Setelah permintaan-permintaan ini dipenuhi, pada tahun 1970 Pastor Michael akhirnya menjadi Ketua DPRD Tingkat II Jayawijaya. Beliau juga sempat menjadi anggota DPRD I Provinsi Irian Barat (1971-1977).
Setelah karya di Papua, Pastor Michael ternyata mendapat kejutan diangkat menjadi Vikaris Ordo Fransiskan untuk Indonesia (1979-1985). Pada tahun 1983, Vikariat OFM Indonesia ditingkatkan statusnya menjadi Provinsi Fransiskan. Pastor Michael pun menjadi Provinsial pertama dengan masa bakti 1983-1989. Saat itu, Pastor Michael membuka komunitas misi ke Timor Timur dan membangun Paroki Cempaka Putih, Gereja Paskalis di Jakarta.

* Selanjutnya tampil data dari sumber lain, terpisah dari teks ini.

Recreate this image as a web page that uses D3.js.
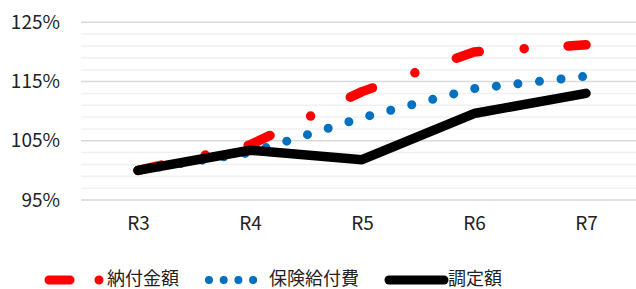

Kejutan berikutnya adalah saat Takhta Suci Vatikan menunjuk Pastor Michael menjadi Uskup Bogor, pada tahun 1994. Pastor Michael mengambil moto “In Verbo Tuo”, yang berarti “Apa yang Kausabdakan, Tuhan, kulaksanakan”. Kepatuhan dan kepasrahan pada Tuhan ini mewarnai seluruh hidupnya.
Namun, tanggung jawab baru sebagai Uskup Bogor ini cukup berat karena Mgr. Michael tidak hanya menata kehidupan rohani umat, tapi juga harus mengatur keorganisasian dan sistem tata kelola lembaga-lembaga keuskupan. Dengan kerja keras dan dukungan umat, kuria, para imam, biarawan, dan biarawati, kondisi Keuskupan Bogor dapat ditata menjadi lebih baik.
Tetap Memegang Suluh
Pada tahun 2013, Mgr. Michael pensiun sebagai Uskup Bogor dan memilih untuk menghabiskan masa pensiunnya di Komunitas St. Fransiskus Gorontalo di Labuan Bajo. Di sana, Mgr. Michael kerap menyajikan kopi atau masakan bagi rekan-rekan sekomunitasnya. Beliau selalu ringan tangan untuk melayani sesamanya.
Hidup sederhana, sikap rendah hati dan bertanggung jawab selalu dijalaninya sampai akhir. Baginya, hidup adalah misi dari Tuhan. Kehidupan juga beliau jalani dengan menghargai sesama dan lingkungan.
Suluh yang dipegang sang hamba seolah menjadi cerminan Matius 22: 39, “Kasihilah sesamamu manusia seperti dirimu sendiri.” Dengan suluh kasih itu, Mgr. Cosmas Michael Angkur, OFM dan karya-karyanya memberi terang bagi Gereja dan seluruh umat yang terlibat dengannya.
Beristirahatlah dalam damai dan Terang Tuhan, Mgr. Cosmas Michael Angkur, OFM.